接下来就是准备一些参数、路径等等,用于送入网络训练,最后保存模型。具体的训练细节,需要阅读prototxt文件才能把它的过程弄得水落石出。
def train_fast_rcnn(queue=None, imdb_name=None, init_model=None, solver=None,
max_iters=None, cfg=None, rpn_file=None):
"""Train a Fast R-CNN using proposals generated by an RPN.
"""
#这个参数的设置是为了提高代码的重用性。可以看到其他文件中,train_rpn和train_fast_rcnn的过程在实现时,会有重复代码,故设置该变量将其合并。
cfg.TRAIN.HAS_RPN = False # not generating prosals on-the-fly
cfg.TRAIN.PROPOSAL_METHOD = 'rpn' # use pre-computed RPN proposals instead
#每个mini-batch包含两张图片,以及他们proposal的roi区域
cfg.TRAIN.IMS_PER_BATCH = 2
print 'Init model: {}'.format(init_model)
print 'RPN proposals: {}'.format(rpn_file)
print('Using config:')
pprint.pprint(cfg)
import caffe
_init_caffe(cfg)
roidb, imdb = get_roidb(imdb_name, rpn_file=rpn_file)
output_dir = get_output_dir(imdb)
print 'Output will be saved to {:s}'.format(output_dir)
# Train Fast R-CNN
model_paths = train_net(solver, roidb, output_dir,
pretrained_model=init_model,
max_iters=max_iters)
# Cleanup all but the final model
for i in model_paths[:-1]:
os.remove(i)
fast_rcnn_model_path = model_paths[-1]
# Send Fast R-CNN model path over the multiprocessing queue
queue.put({'model_path': fast_rcnn_model_path})
if __name__ == '__main__':
args = parse_args()
print('Called with args:')
print(args)
# 这里有必要介绍一下lib/faster_rcnn/config.py,这个文件里主要包含一些全局配置信息,在文件头部只要从中import cfg就能够获取到相关的配置信息了,其中cfg_from_file和cfg_from_list都是该文件提供的函数
if args.cfg_file is not None:
cfg_from_file(args.cfg_file)
if args.set_cfgs is not None:
cfg_from_list(args.set_cfgs)
cfg.GPU_ID = args.gpu_id
# --------------------------------------------------------------------------
# Pycaffe doesn't reliably free GPU memory when instantiated nets are
# discarded (e.g. "del net" in Python code).
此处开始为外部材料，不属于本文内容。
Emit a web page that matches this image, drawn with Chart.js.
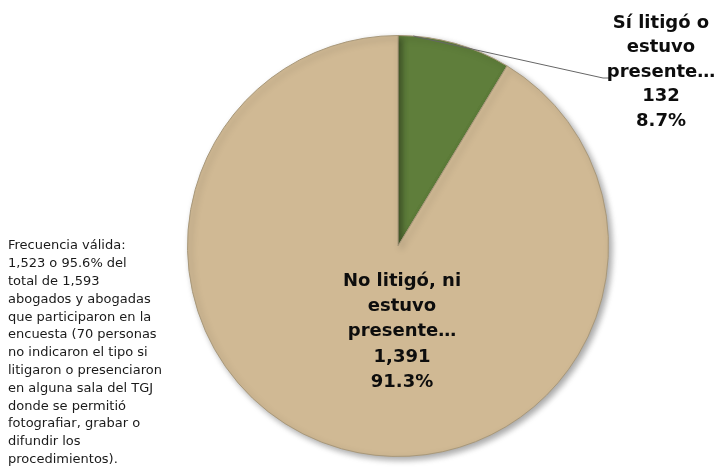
<!DOCTYPE html>
<html>
<head>
<meta charset="utf-8">
<script src="https://cdn.jsdelivr.net/npm/chart.js@4"></script>
<style>
html,body{margin:0;padding:0;background:#fff;}
#wrap{width:718px;height:472px;position:relative;}
</style>
</head>
<body>
<div id="wrap"><canvas id="c" width="718" height="472"></canvas></div>
<script>
const labels=[['Sí litigó o','estuvo','presente…'],['No litigó, ni','estuvo','presente…']];
const counts=[132,1391];
const percents=['8.7%','91.3%'];
const colors=['#5f7e3b','#d0b994'];
const note=['Frecuencia válida:','1,523 o 95.6% del','total de 1,593','abogados y abogadas','que participaron en la','encuesta (70 personas','no indicaron el tipo si','litigaron o presenciaron','en alguna sala del TGJ','donde se permitió','fotografiar, grabar o','difundir los','procedimientos).'];

const FONT='"DejaVu Sans", sans-serif';

const shadowPlugin={
  id:'pieShadow',
  beforeDatasetsDraw(chart){
    const ctx=chart.ctx;
    ctx.save();
    ctx.shadowColor='rgba(0,0,0,0.35)';
    ctx.shadowBlur=6;
    ctx.shadowOffsetX=3;
    ctx.shadowOffsetY=3;
  },
  afterDatasetsDraw(chart){
    chart.ctx.restore();
  }
};

const labelPlugin={
  id:'pieLabels',
  afterDraw(chart){
    const ctx=chart.ctx;
    const arcs=chart.getDatasetMeta(0).data;
    ctx.save();
    ctx.fillStyle='#0d0d0d';
    ctx.textAlign='center';
    ctx.textBaseline='middle';
    ctx.font='bold 18px '+FONT;
    // leader line from the small slice
    const a=arcs[0];
    const mid=(a.startAngle+a.endAngle)/2-0.2;
    const px=a.x+Math.cos(mid)*a.outerRadius;
    const py=a.y+Math.sin(mid)*a.outerRadius;
    ctx.strokeStyle='#666';
    ctx.lineWidth=1;
    ctx.beginPath();
    ctx.moveTo(px,py);
    ctx.lineTo(603,78);
    ctx.lineTo(611,78);
    ctx.stroke();
    const l0=[...labels[0],counts[0].toLocaleString('en-US'),percents[0]];
    l0.forEach((t,i)=>ctx.fillText(t,661,23+i*24.5));
    const l1=[...labels[1],counts[1].toLocaleString('en-US'),percents[1]];
    l1.forEach((t,i)=>ctx.fillText(t,402,281+i*25.3));
    // side note
    ctx.textAlign='left';
    ctx.fillStyle='#1a1a1a';
    ctx.font='13px '+FONT;
    note.forEach((t,i)=>ctx.fillText(t,8,246+i*17.8));
    ctx.restore();
  }
};

new Chart(document.getElementById('c').getContext('2d'),{
  type:'pie',
  data:{
    labels:labels.map(l=>l.join(' ')),
    datasets:[{data:counts,backgroundColor:colors,borderColor:'#a8987a',borderWidth:1}]
  },
  options:{
    responsive:false,
    animation:false,
    layout:{padding:{top:35,bottom:15,left:187,right:109}},
    plugins:{legend:{display:false},tooltip:{enabled:false}}
  },
  plugins:[shadowPlugin,labelPlugin]
});
</script>
</body>
</html>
To work around this issue, each
# training stage is executed in a separate process using
# multiprocessing.Process.
# --------------------------------------------------------------------------
# 这里不同的训练stage将通过多线程来提高效率,mp_queue是进程间用于通讯的数据结构
# queue for communicated results between processes
mp_queue = mp.Queue()
# 获取 solves, iters, etc. for each training stage
solvers, max_iters, rpn_test_prototxt = get_solvers(args.net_name)
print
print 'Stage 1 RPN, init from ImageNet model'
print
# 第一个stage开始啦~~
cfg.TRAIN.SNAPSHOT_INFIX = 'stage1'
mp_kwargs = dict(
queue=mp_queue,
imdb_name=args.imdb_name,
init_model=args.pretrained_model,
solver=solvers[0],
max_iters=max_iters[0],
cfg=cfg)
# 可以看到第一个步骤是用ImageNet的模型M0来Finetuning RPN网络得到模型M1
p = mp.Process(target=train_rpn, kwargs=mp_kwargs)
p.start()
rpn_stage1_out = mp_queue.get()
p.join()
print
print 'Stage 1 RPN, generate proposals'
print
# 接下来就是调用第一步训练得到的模型M1来产生proposal P1
mp_kwargs = dict(
queue=mp_queue,
imdb_name=args.imdb_name,
rpn_model_path=str(rpn_stage1_out['model_path']),
cfg=cfg,
rpn_test_prototxt=rpn_test_prototxt)
p = mp.Process(target=rpn_generate, kwargs=mp_kwargs)
p.start()
rpn_stage1_out['proposal_path'] = mp_queue.get()['proposal_path']
p.join()
print
print 'Stage 1 Fast R-CNN using RPN proposals, init from ImageNet model'
print
#用上一步产生的proposal,以及ImageNet模型M0训练fast-rcnn产生模型M2
cfg.TRAIN.SNAPSHOT_INFIX = 'stage1'
mp_kwargs = dict(
queue=mp_queue,
imdb_name=args.imdb_name,
init_model=args.pretrained_model,
solver=solvers[1],
max_iters=max_iters[1],
cfg=cfg,
rpn_file=rpn_stage1_out['proposal_path'])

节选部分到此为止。